Practical Friction Slows Everything Down
Not every delay is dramatic. Some are stubbornly ordinary. Time zones matter. So do translation delays, notarisation requirements, foreign disclosure rules, and court backlogs that differ from country to country. A single missing document can hold up progress if it must be obtained from another jurisdiction and certified in a particular way.
A few repeat offenders show up in case after case:
- inconsistent financial disclosure across jurisdictions
- difficulty valuing overseas businesses or property
- disputes over tax treatment in different countries
- parallel advice from lawyers working under different legal assumptions
None of those issues is unusual on its own. Together, they can stretch a case significantly.

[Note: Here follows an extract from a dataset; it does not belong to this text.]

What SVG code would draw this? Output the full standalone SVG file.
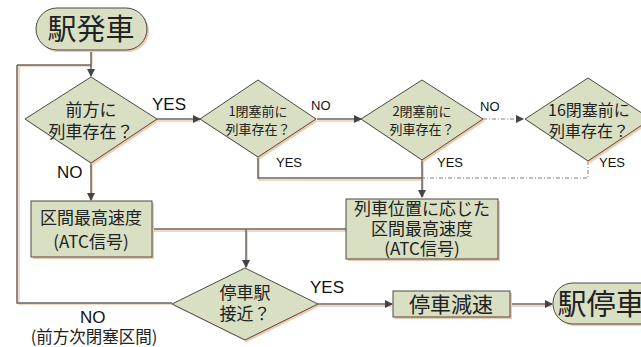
<svg xmlns="http://www.w3.org/2000/svg" width="641" height="347" viewBox="0 0 641 347">
<defs>
<style>
.n{fill:#d8dfc3;stroke:#4a4a4a;stroke-width:1}
.sh{fill:#f6c9a6;stroke:none}
.t{font-family:"Noto Sans CJK JP","Liberation Sans",sans-serif;fill:#222;text-anchor:middle}
.l{font-family:"Liberation Sans","Noto Sans CJK JP",sans-serif;fill:#111}
.c{fill:none;stroke:#666;stroke-width:1.5}
.cs{fill:none;stroke:#f3c9ab;stroke-width:1.5}
.d{fill:none;stroke:#aaa;stroke-width:1.5;stroke-dasharray:4 2 1 2}
</style>
<marker id="a" markerWidth="8" markerHeight="8" refX="7" refY="4" orient="auto" markerUnits="userSpaceOnUse">
<path d="M0,0 L8,4 L0,8 z" fill="#444"/>
</marker>
</defs>
<g id="connectors">
<path class="cs" d="M92,51 V66 M18,66 H92 M19,66 V304 H172 M158,121 H200 M318,121 H360 M259,158 V180 H423 M92,164 V200 M153,231 H346 M247,231 V267 M319,306 H392 M511,306 H552 M423,161 V197"/>
<path class="c" d="M91,50 V76" marker-end="url(#a)"/>
<path class="c" d="M17,65 H91"/>
<path class="c" d="M17,65 V303 H172"/>
<path class="c" d="M157,119 H200" marker-end="url(#a)"/>
<path class="c" d="M317,119 H361" marker-end="url(#a)"/>
<path class="d" d="M483,119 H523" marker-end="url(#a)"/>
<path class="c" d="M258,157 V178 H422"/>
<path class="d" d="M588,161 V178 H422"/>
<path class="c" d="M422,160 V197" marker-end="url(#a)"/>
<path class="c" d="M91,163 V200" marker-end="url(#a)"/>
<path class="c" d="M152,229 H346"/>
<path class="c" d="M246,229 V267" marker-end="url(#a)"/>
<path class="c" d="M318,304 H392" marker-end="url(#a)"/>
<path class="c" d="M510,304 H552" marker-end="url(#a)"/>
</g>
<g id="start">
<rect class="sh" x="38" y="10" width="111" height="42" rx="21"/>
<rect class="n" x="36" y="8" width="111" height="42" rx="21"/>
<text class="t" x="91" y="40" font-size="29">駅発車</text>
</g>
<g id="d1">
<polygon class="sh" points="93,79 159,121 93,165 27,121"/>
<polygon class="n" points="91,77 157,119 91,163 25,119"/>
<text class="t" x="91" y="116" font-size="17">前方に</text>
<text class="t" x="91" y="138" font-size="17">列車存在？</text>
</g>
<g id="d2">
<polygon class="sh" points="260,82 318,121 260,159 202,121"/>
<polygon class="n" points="258,80 316,119 258,157 200,119"/>
<text class="t" x="258" y="116" font-size="13">1閉塞前に</text>
<text class="t" x="258" y="134" font-size="13">列車存在？</text>
</g>
<g id="d3">
<polygon class="sh" points="424,82 485,121 424,162 363,121"/>
<polygon class="n" points="422,80 483,119 422,160 361,119"/>
<text class="t" x="422" y="116" font-size="13">2閉塞前に</text>
<text class="t" x="422" y="134" font-size="13">列車存在？</text>
</g>
<g id="d4">
<polygon class="sh" points="590,80 653,121 590,163 527,121"/>
<polygon class="n" points="588,78 651,119 588,161 525,119"/>
<text class="t" x="589" y="116" font-size="16">16閉塞前に</text>
<text class="t" x="589" y="137" font-size="16">列車存在？</text>
</g>
<g id="b1">
<rect class="sh" x="33" y="203" width="121" height="56"/>
<rect class="n" x="31" y="201" width="121" height="56"/>
<text class="t" x="91" y="224" font-size="17">区間最高速度</text>
<text class="t" x="91" y="248" font-size="17">(ATC信号)</text>
</g>
<g id="b2">
<rect class="sh" x="348" y="201" width="152" height="60"/>
<rect class="n" x="346" y="199" width="152" height="60"/>
<text class="t" x="422" y="215" font-size="17">列車位置に応じた</text>
<text class="t" x="422" y="235" font-size="17">区間最高速度</text>
<text class="t" x="422" y="255" font-size="17">(ATC信号)</text>
</g>
<g id="d5">
<polygon class="sh" points="247,270 320,306 247,342 174,306"/>
<polygon class="n" points="245,268 318,304 245,340 172,304"/>
<text class="t" x="245" y="299" font-size="17">停車駅</text>
<text class="t" x="245" y="320" font-size="17">接近？</text>
</g>
<g id="b3">
<rect class="sh" x="395" y="293" width="117" height="26"/>
<rect class="n" x="393" y="291" width="117" height="26"/>
<text class="t" x="451" y="312" font-size="21">停車減速</text>
</g>
<g id="end">
<rect class="sh" x="555" y="285" width="110" height="41" rx="20"/>
<rect class="n" x="553" y="283" width="110" height="41" rx="20"/>
<text class="t" x="601" y="315" font-size="29">駅停車</text>
</g>
<g id="labels">
<text class="l" x="152" y="110" font-size="17">YES</text>
<text class="l" x="57" y="178" font-size="17">NO</text>
<text class="l" x="311" y="110" font-size="13">NO</text>
<text class="l" x="480" y="111" font-size="13">NO</text>
<text class="l" x="276" y="167" font-size="13">YES</text>
<text class="l" x="437" y="167" font-size="13">YES</text>
<text class="l" x="599" y="167" font-size="13">YES</text>
<text class="l" x="310" y="293" font-size="17">YES</text>
<text class="l" x="80" y="323" font-size="17">NO</text>
<text class="t" x="94" y="343" font-size="16.5">(前方次閉塞区間)</text>
</g>
</svg>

What Actually Helps Move an International Divorce Forward
The cases that resolve more efficiently usually share one feature: clarity early on. Not certainty—these cases are rarely simple—but a clear map of the terrain. That means identifying the best forum quickly, preserving assets where necessary, coordinating legal teams across jurisdictions, and distinguishing between tactical disputes and genuinely important ones.
Strategy Matters More Than Speed
Rushing an international divorce is often counterproductive. The better goal is disciplined momentum. That includes setting realistic expectations about disclosure, anticipating enforcement issues, and addressing children’s matters without letting them derail the entire process unnecessarily.
For separating couples, that can be hard to hear. When emotions are high, delay feels like dysfunction. Sometimes it is. But very often, international divorce takes time because the court is not dealing with one broken relationship. It is dealing with a legal puzzle spread across borders, languages, institutions, and competing ideas of fairness.
That is the real reason these cases take so long. Geography may start the problem. Legal complexity is what keeps it going.